──────── PROVIDED DATA

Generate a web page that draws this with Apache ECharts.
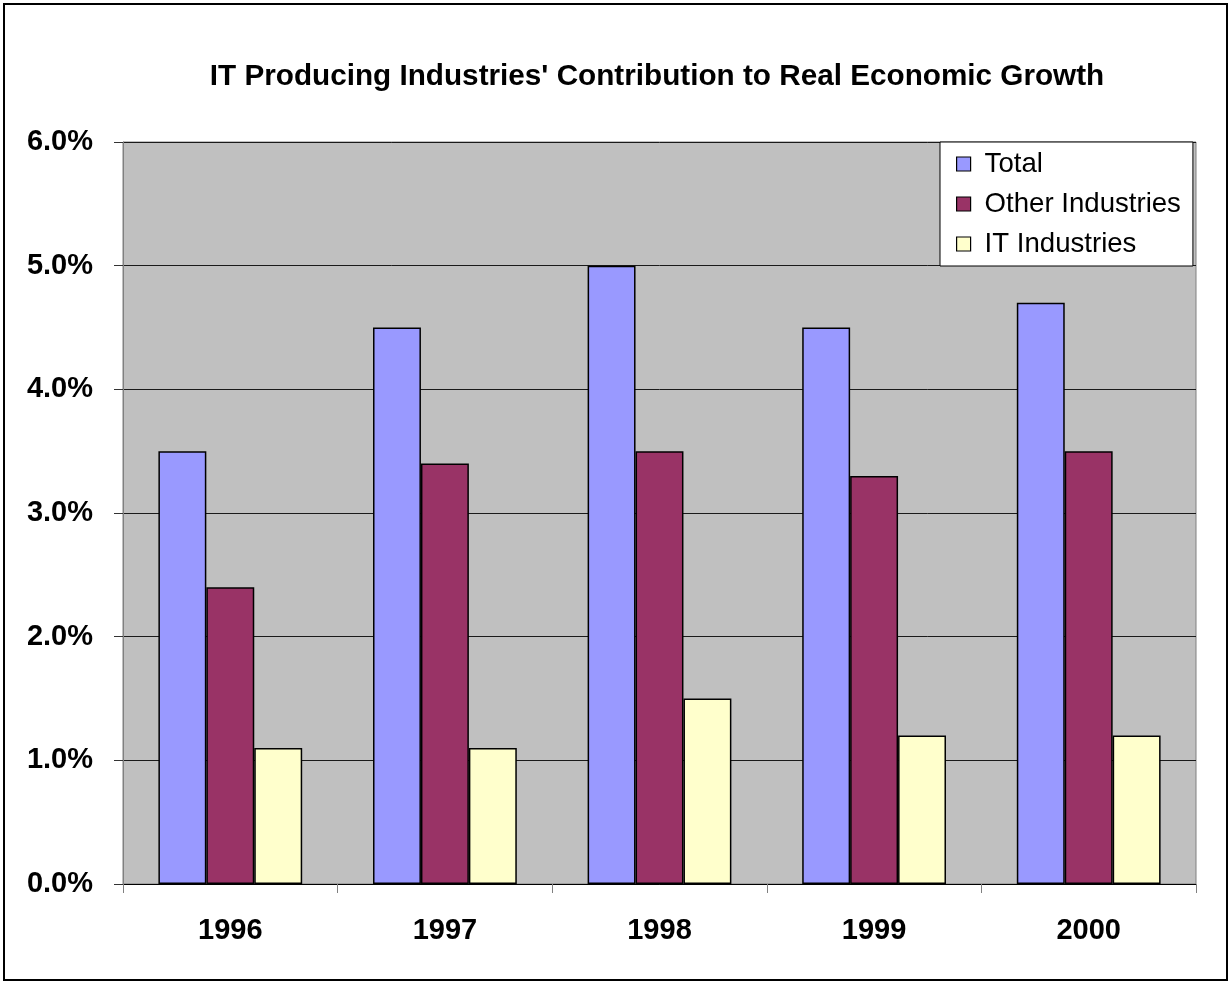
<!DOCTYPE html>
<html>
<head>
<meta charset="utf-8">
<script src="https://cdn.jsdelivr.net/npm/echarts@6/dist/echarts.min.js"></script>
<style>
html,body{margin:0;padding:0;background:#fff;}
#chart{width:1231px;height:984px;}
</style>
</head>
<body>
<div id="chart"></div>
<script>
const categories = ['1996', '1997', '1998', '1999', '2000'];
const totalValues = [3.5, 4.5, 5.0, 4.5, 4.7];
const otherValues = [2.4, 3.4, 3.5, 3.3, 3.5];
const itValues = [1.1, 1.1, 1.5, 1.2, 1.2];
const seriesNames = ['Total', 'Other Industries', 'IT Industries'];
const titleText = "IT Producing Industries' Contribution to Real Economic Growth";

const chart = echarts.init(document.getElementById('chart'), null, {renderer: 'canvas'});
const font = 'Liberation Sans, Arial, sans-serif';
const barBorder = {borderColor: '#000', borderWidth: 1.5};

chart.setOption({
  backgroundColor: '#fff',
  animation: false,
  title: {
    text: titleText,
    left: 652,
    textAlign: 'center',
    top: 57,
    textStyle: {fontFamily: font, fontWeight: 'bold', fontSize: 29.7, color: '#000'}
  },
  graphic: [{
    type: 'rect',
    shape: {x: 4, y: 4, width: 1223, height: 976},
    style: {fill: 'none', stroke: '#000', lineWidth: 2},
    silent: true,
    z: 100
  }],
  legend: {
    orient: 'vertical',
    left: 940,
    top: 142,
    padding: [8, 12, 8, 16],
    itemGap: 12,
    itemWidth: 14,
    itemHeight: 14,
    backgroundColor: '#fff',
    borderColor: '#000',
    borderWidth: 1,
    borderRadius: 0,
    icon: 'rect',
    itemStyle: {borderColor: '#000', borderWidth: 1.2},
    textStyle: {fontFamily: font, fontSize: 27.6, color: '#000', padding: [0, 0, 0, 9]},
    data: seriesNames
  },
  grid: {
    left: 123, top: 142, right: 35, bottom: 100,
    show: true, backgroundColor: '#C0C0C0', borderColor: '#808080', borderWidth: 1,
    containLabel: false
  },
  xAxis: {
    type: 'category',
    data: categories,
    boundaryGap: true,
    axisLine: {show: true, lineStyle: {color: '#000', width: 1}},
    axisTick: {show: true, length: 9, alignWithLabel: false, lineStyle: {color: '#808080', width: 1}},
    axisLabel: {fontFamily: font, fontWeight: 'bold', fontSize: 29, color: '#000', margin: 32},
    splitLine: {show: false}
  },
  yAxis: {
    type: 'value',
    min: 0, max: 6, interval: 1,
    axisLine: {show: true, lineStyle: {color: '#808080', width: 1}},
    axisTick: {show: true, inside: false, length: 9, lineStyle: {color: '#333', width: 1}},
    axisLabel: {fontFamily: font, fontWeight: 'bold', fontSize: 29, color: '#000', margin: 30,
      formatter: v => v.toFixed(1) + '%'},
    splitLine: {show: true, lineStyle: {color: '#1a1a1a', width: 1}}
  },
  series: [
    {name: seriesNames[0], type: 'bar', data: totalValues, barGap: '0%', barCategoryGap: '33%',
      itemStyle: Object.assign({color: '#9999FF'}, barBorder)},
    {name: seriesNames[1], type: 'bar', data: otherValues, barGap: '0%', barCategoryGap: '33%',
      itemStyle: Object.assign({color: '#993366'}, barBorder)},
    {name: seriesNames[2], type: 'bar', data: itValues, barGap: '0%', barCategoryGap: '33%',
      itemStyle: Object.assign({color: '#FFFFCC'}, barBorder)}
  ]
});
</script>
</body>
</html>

────────────────

> **TO BE DONE**
The pictures should not be reproduced; quote all of the other material exactly.

> **SOLUTION**
Generate a web page that draws this with Apache ECharts.
<!DOCTYPE html>
<html>
<head>
<meta charset="utf-8">
<script src="https://cdn.jsdelivr.net/npm/echarts@6/dist/echarts.min.js"></script>
<style>
html,body{margin:0;padding:0;background:#fff;}
#chart{width:1231px;height:984px;}
</style>
</head>
<body>
<div id="chart"></div>
<script>
const categories = ['1996', '1997', '1998', '1999', '2000'];
const totalValues = [3.5, 4.5, 5.0, 4.5, 4.7];
const otherValues = [2.4, 3.4, 3.5, 3.3, 3.5];
const itValues = [1.1, 1.1, 1.5, 1.2, 1.2];
const seriesNames = ['Total', 'Other Industries', 'IT Industries'];
const titleText = "IT Producing Industries' Contribution to Real Economic Growth";

const chart = echarts.init(document.getElementById('chart'), null, {renderer: 'canvas'});
const font = 'Liberation Sans, Arial, sans-serif';
const barBorder = {borderColor: '#000', borderWidth: 1.5};

chart.setOption({
  backgroundColor: '#fff',
  animation: false,
  title: {
    text: titleText,
    left: 652,
    textAlign: 'center',
    top: 57,
    textStyle: {fontFamily: font, fontWeight: 'bold', fontSize: 29.7, color: '#000'}
  },
  graphic: [{
    type: 'rect',
    shape: {x: 4, y: 4, width: 1223, height: 976},
    style: {fill: 'none', stroke: '#000', lineWidth: 2},
    silent: true,
    z: 100
  }],
  legend: {
    orient: 'vertical',
    left: 940,
    top: 142,
    padding: [8, 12, 8, 16],
    itemGap: 12,
    itemWidth: 14,
    itemHeight: 14,
    backgroundColor: '#fff',
    borderColor: '#000',
    borderWidth: 1,
    borderRadius: 0,
    icon: 'rect',
    itemStyle: {borderColor: '#000', borderWidth: 1.2},
    textStyle: {fontFamily: font, fontSize: 27.6, color: '#000', padding: [0, 0, 0, 9]},
    data: seriesNames
  },
  grid: {
    left: 123, top: 142, right: 35, bottom: 100,
    show: true, backgroundColor: '#C0C0C0', borderColor: '#808080', borderWidth: 1,
    containLabel: false
  },
  xAxis: {
    type: 'category',
    data: categories,
    boundaryGap: true,
    axisLine: {show: true, lineStyle: {color: '#000', width: 1}},
    axisTick: {show: true, length: 9, alignWithLabel: false, lineStyle: {color: '#808080', width: 1}},
    axisLabel: {fontFamily: font, fontWeight: 'bold', fontSize: 29, color: '#000', margin: 32},
    splitLine: {show: false}
  },
  yAxis: {
    type: 'value',
    min: 0, max: 6, interval: 1,
    axisLine: {show: true, lineStyle: {color: '#808080', width: 1}},
    axisTick: {show: true, inside: false, length: 9, lineStyle: {color: '#333', width: 1}},
    axisLabel: {fontFamily: font, fontWeight: 'bold', fontSize: 29, color: '#000', margin: 30,
      formatter: v => v.toFixed(1) + '%'},
    splitLine: {show: true, lineStyle: {color: '#1a1a1a', width: 1}}
  },
  series: [
    {name: seriesNames[0], type: 'bar', data: totalValues, barGap: '0%', barCategoryGap: '33%',
      itemStyle: Object.assign({color: '#9999FF'}, barBorder)},
    {name: seriesNames[1], type: 'bar', data: otherValues, barGap: '0%', barCategoryGap: '33%',
      itemStyle: Object.assign({color: '#993366'}, barBorder)},
    {name: seriesNames[2], type: 'bar', data: itValues, barGap: '0%', barCategoryGap: '33%',
      itemStyle: Object.assign({color: '#FFFFCC'}, barBorder)}
  ]
});
</script>
</body>
</html>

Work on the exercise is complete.